Через неполных три года Маяковский, затравленный советской сверхбдительной критикой, надломленный историей с Татьяной Яковлевой, запутавшийся в неразрешимом противоречии между порывами к истинной поэзии и велениями общественного долга, застрелился. Ходасевич в апреле 1930-го перепечатал свой памфлет, лишь усилив обличительные ноты. Он знал, что, прозвучав над свежей могилой, такое надгробное слово вызовет возмущение, и на самом деле Роман Якобсон, один из ближайших друзей погибшего поэта, назвал выступление Ходасевича «пасквилем висельника». Им руководили благородные побуждения, но можно понять (хотя вряд ли во всем разделить) и позицию Ходасевича, писавшего: «Откуда мне взять уважение к его памяти?» Неужели следует оплакивать Дзержинского из-за того, что тот не дожил даже до пятидесяти?

Никакой личной ненависти к Маяковскому не было в их раздорах, длившихся без малого два десятка лет. Но для Ходасевича он неизменно оставался символом лжи, политического сервилизма, насилия над духовностью, и от этого своего представления он не отступил, даже когда для его оппонента пробил час настоящей трагедии.

Во главе угла у Ходасевича всегда было искусство, понятое как духовный подвиг, и перед его требованиями отступало все остальное.

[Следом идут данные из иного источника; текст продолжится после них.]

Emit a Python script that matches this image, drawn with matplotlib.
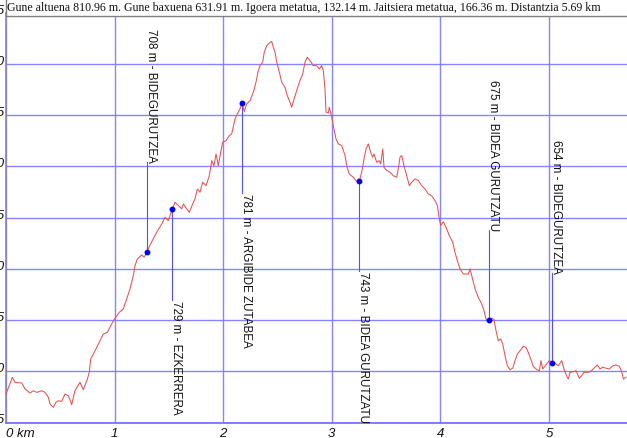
import matplotlib
matplotlib.use("Agg")
import matplotlib.pyplot as plt
from matplotlib.patches import Rectangle

# profile (km, m)
dist_km = [0.0, 0.058, 0.083, 0.145, 0.175, 0.221, 0.251, 0.283, 0.329, 0.359,
           0.390, 0.405, 0.436, 0.460, 0.482, 0.513, 0.543, 0.574, 0.605, 0.635,
           0.681, 0.712, 0.749, 0.767, 0.780, 0.820, 0.859, 0.896, 0.933, 0.973,
           1.004, 1.043, 1.080, 1.111, 1.142, 1.172, 1.188, 1.209, 1.250, 1.271,
           1.296, 1.320, 1.388, 1.434, 1.464, 1.494, 1.526, 1.556, 1.587, 1.618,
           1.633, 1.664, 1.688, 1.719, 1.740, 1.762, 1.786, 1.811, 1.842, 1.872,
           1.894, 1.915, 1.934, 1.955, 1.977, 1.995, 2.026, 2.056, 2.078, 2.109,
           2.130, 2.155, 2.173, 2.194, 2.216, 2.247, 2.277, 2.302, 2.323, 2.339,
           2.364, 2.378, 2.401, 2.431, 2.447, 2.461, 2.477, 2.493, 2.517, 2.539,
           2.569, 2.590, 2.615, 2.631, 2.652, 2.677, 2.701, 2.732, 2.753, 2.774,
           2.799, 2.830, 2.861, 2.885, 2.907, 2.922, 2.937, 2.947, 2.968, 2.977,
           2.999, 3.014, 3.039, 3.060, 3.091, 3.122, 3.137, 3.161, 3.198, 3.229,
           3.253, 3.275, 3.297, 3.315, 3.336, 3.358, 3.376, 3.389, 3.413, 3.437,
           3.450, 3.469, 3.481, 3.506, 3.536, 3.566, 3.598, 3.612, 3.628, 3.644,
           3.665, 3.690, 3.714, 3.736, 3.766, 3.797, 3.828, 3.858, 3.889, 3.920,
           3.950, 3.972, 3.990, 4.003, 4.027, 4.052, 4.082, 4.113, 4.134, 4.156,
           4.180, 4.211, 4.257, 4.273, 4.319, 4.349, 4.380, 4.401, 4.420, 4.450,
           4.472, 4.494, 4.512, 4.533, 4.555, 4.574, 4.595, 4.616, 4.641, 4.666,
           4.687, 4.708, 4.733, 4.763, 4.788, 4.809, 4.831, 4.855, 4.887, 4.911,
           4.926, 4.942, 4.972, 5.003, 5.034, 5.064, 5.086, 5.117, 5.138, 5.163,
           5.178, 5.193, 5.224, 5.249, 5.279, 5.301, 5.322, 5.362, 5.392, 5.423,
           5.445, 5.470, 5.494, 5.525, 5.555, 5.587, 5.617, 5.648, 5.670, 5.685,
           5.709]
elev_m = [638.9, 647.0, 644.6, 644.3, 641.4, 639.4, 640.5, 639.7, 640.5, 639.7,
          637.3, 634.0, 632.4, 634.9, 635.6, 635.3, 638.9, 638.1, 633.7, 640.5,
          644.6, 641.0, 646.2, 649.5, 656.0, 660.0, 664.2, 668.2, 669.0, 673.1,
          675.9, 678.8, 680.4, 685.3, 690.2, 696.7, 701.6, 704.8, 706.8, 705.7,
          707.8, 711.0, 717.9, 721.9, 725.2, 723.5, 728.4, 732.5, 730.9, 729.3,
          731.7, 729.3, 727.6, 731.7, 734.1, 739.0, 737.4, 742.3, 740.6, 745.5,
          752.8, 750.4, 756.1, 750.4, 756.9, 761.8, 762.6, 765.0, 765.9, 773.2,
          775.6, 778.1, 781.0, 776.8, 780.5, 782.1, 786.2, 791.1, 796.8, 799.2,
          800.9, 805.8, 809.0, 810.6, 810.96, 808.2, 805.8, 800.9, 796.0, 791.1,
          788.7, 784.6, 781.3, 778.9, 782.9, 787.0, 791.1, 795.0, 800.9, 803.3,
          801.7, 799.2, 799.2, 797.6, 799.2, 796.8, 787.8, 776.5, 776.1, 778.9,
          774.0, 769.9, 763.4, 761.0, 760.2, 755.3, 750.4, 746.3, 744.7, 742.6,
          742.8, 747.2, 753.7, 758.5, 761.0, 756.9, 754.5, 756.1, 752.0, 752.8,
          751.2, 758.5, 749.6, 748.0, 747.2, 745.5, 744.7, 748.8, 754.5, 755.3,
          750.4, 745.5, 740.6, 742.3, 743.9, 743.1, 740.6, 739.0, 736.6, 735.7,
          733.3, 730.9, 724.4, 721.1, 723.0, 720.3, 716.2, 713.0, 708.1, 704.0,
          700.0, 697.5, 697.5, 700.0, 690.2, 686.1, 682.9, 679.6, 675.5, 675.0,
          675.9, 675.2, 669.8, 664.9, 665.8, 663.3, 657.6, 652.7, 650.8, 651.5,
          655.2, 658.4, 660.0, 662.2, 661.7, 659.3, 656.0, 652.4, 650.8, 650.3,
          655.2, 651.1, 653.1, 655.2, 654.1, 653.6, 652.7, 655.2, 651.1, 647.6,
          646.2, 649.5, 649.8, 650.3, 646.6, 647.9, 649.5, 649.5, 650.3, 652.0,
          653.1, 651.1, 652.0, 651.5, 651.1, 652.7, 653.1, 652.4, 649.8, 646.2,
          647.1]

# waypoints
poi_km = [1.298, 1.526, 2.173, 3.255, 4.448, 5.032]
poi_elev = [708, 729, 781, 743, 675, 654]
poi_names = ["BIDEGURUTZEA", "EZKERRERA", "ARGIBIDE ZUTABEA",
             "BIDEA GURUTZATU", "BIDEA GURUTZATU", "BIDEGURUTZEA"]
poi_up = [True, False, False, False, True, True]

x_ticks = [0, 1, 2, 3, 4, 5]
x_labels = ["0 km", "1", "2", "3", "4", "5"]
y_ticks = list(range(625, 826, 25))

title = ("Gune altuena 810.96 m. Gune baxuena 631.91 m. Igoera metatua, 132.14 m. "
         "Jaitsiera metatua, 166.36 m. Distantzia 5.69 km")

W, H = 627, 439
fig = plt.figure(figsize=(W / 100, H / 100), dpi=100)
ax = fig.add_axes([6 / W, 15.5 / H, 621 / W, 409.7 / H])

grid_col = "#7878ff"
ax.set_xlim(0, 621 / 108.6)
ax.set_ylim(625, 825)
ax.set_xticks(x_ticks)
ax.set_xticklabels(x_labels, fontstyle="italic", fontsize=9.5, family="Liberation Sans")
ax.set_yticks(y_ticks)
ax.set_yticklabels([str(v) for v in y_ticks], fontstyle="italic", fontsize=9.5,
                   family="Liberation Sans")
ax.tick_params(length=0, pad=1, colors="#111111")
ax.tick_params(axis="x", pad=3)
ax.get_xticklabels()[0].set_ha("left")
for t in ax.get_yticklabels():
    t.set_va("baseline")
ax.grid(True, color=grid_col, lw=1.0, alpha=0.9)
ax.set_axisbelow(True)
for s in ["top", "right"]:
    ax.spines[s].set_visible(False)
ax.spines["left"].set_color("#8888aa")
ax.spines["bottom"].set_color("#6a6aff")
ax.spines["left"].set_linewidth(1.2)
ax.spines["bottom"].set_linewidth(1.2)

ax.plot(dist_km, elev_m, color="#e35252", lw=0.75, zorder=3)

gap = 44  # line length in m
for km, e, name, up in zip(poi_km, poi_elev, poi_names, poi_up):
    end = e + gap if up else e - gap
    ax.plot([km, km], [e, end], color="#5050ff", lw=0.8, zorder=2)
    ax.plot(km, e, "o", color="#0000ee", ms=3.2, zorder=4)
    ax.text(km + 0.035, end, f"{e} m - {name}", rotation=270,
            ha="center", va="bottom" if up else "top",
            fontsize=8.4, family="Liberation Sans", color="#111111", zorder=5)

box = Rectangle((6 / W, 1 - 17 / H), 1.0, 17 / H + 0.01, transform=fig.transFigure,
                facecolor="white", edgecolor="#808080", lw=1.0, zorder=5)
fig.add_artist(box)
fig.text(7 / W, 1 - 8.5 / H, title, family="Liberation Serif", fontsize=8.55,
         va="center", ha="left", color="#111111", zorder=6)

fig.savefig("out.png", dpi=100)
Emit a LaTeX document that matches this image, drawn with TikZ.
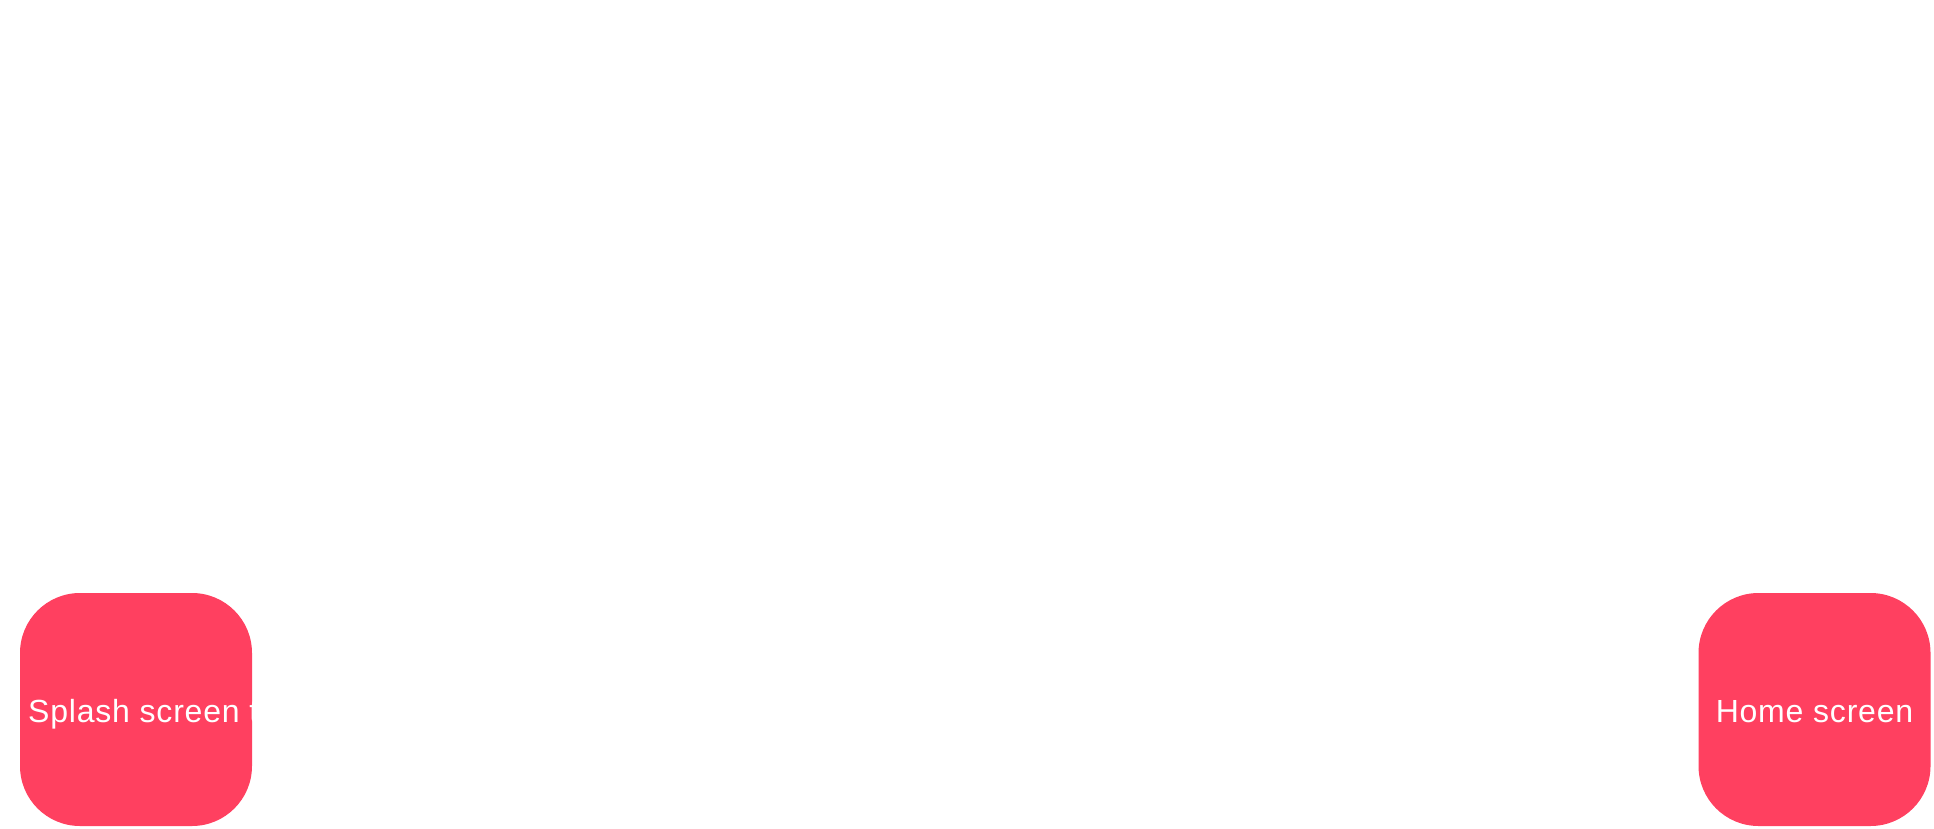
\documentclass[tikz,border=0pt]{standalone}
\usepackage{fontspec}
\setmainfont{Liberation Sans}[LetterSpace=2.5]
\definecolor{screenred}{RGB}{255,64,96}
\begin{document}
\begin{tikzpicture}[x=1pt,y=-1pt,
  screenbox/.style={rectangle, rounded corners=60pt, fill=screenred, draw=none,
    minimum width=232pt, minimum height=233pt, inner sep=0pt},
  screenlabel/.style={text=white, font=\fontsize{32}{38}\selectfont, inner sep=0pt}]
  \fill[white] (0,0) rectangle (1934,829);
  \useasboundingbox (0,0) rectangle (1934,829);
  \node[screenbox] (splash) at (136,709.5) {};
  \node[screenbox] (home) at (1814.5,709.5) {};
  \begin{scope}
    \clip[rounded corners=60pt] (splash.south west) rectangle (splash.north east);
    \node[screenlabel, anchor=base west] (splashlabel) at (28,722.5) {Splash screen to};
  \end{scope}
  \node[screenlabel, anchor=base] (homelabel) at (1814.5,722.5) {Home screen};
\end{tikzpicture}
\end{document}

Невозможно вообразить, чтобы он хотя бы теоретически согласился с Адамовичем, который на упреки за комплиментарную статью о каком-то ничтожестве ответил: «Литература проходит, а человеческие отношения остаются». Короткое, одно время почти дружеское знакомство с Гиппиус не помешало ему со всей определенностью заявить, что, навязывая художнику открыто выраженную идейную тенденцию, она убивает живую душу поэзии, да и просто предает забвению элементарную истину: идеи сами по себе в литературе ничего не значат, пока они не нашли органичного воплощения поэтическими средствами. «Идея произведения возникает на пересечении реального мира с увиденным, преображенным… Искусство, понятое как преображение мира, автоматически заключает в себе идею, — оно идеей беременно».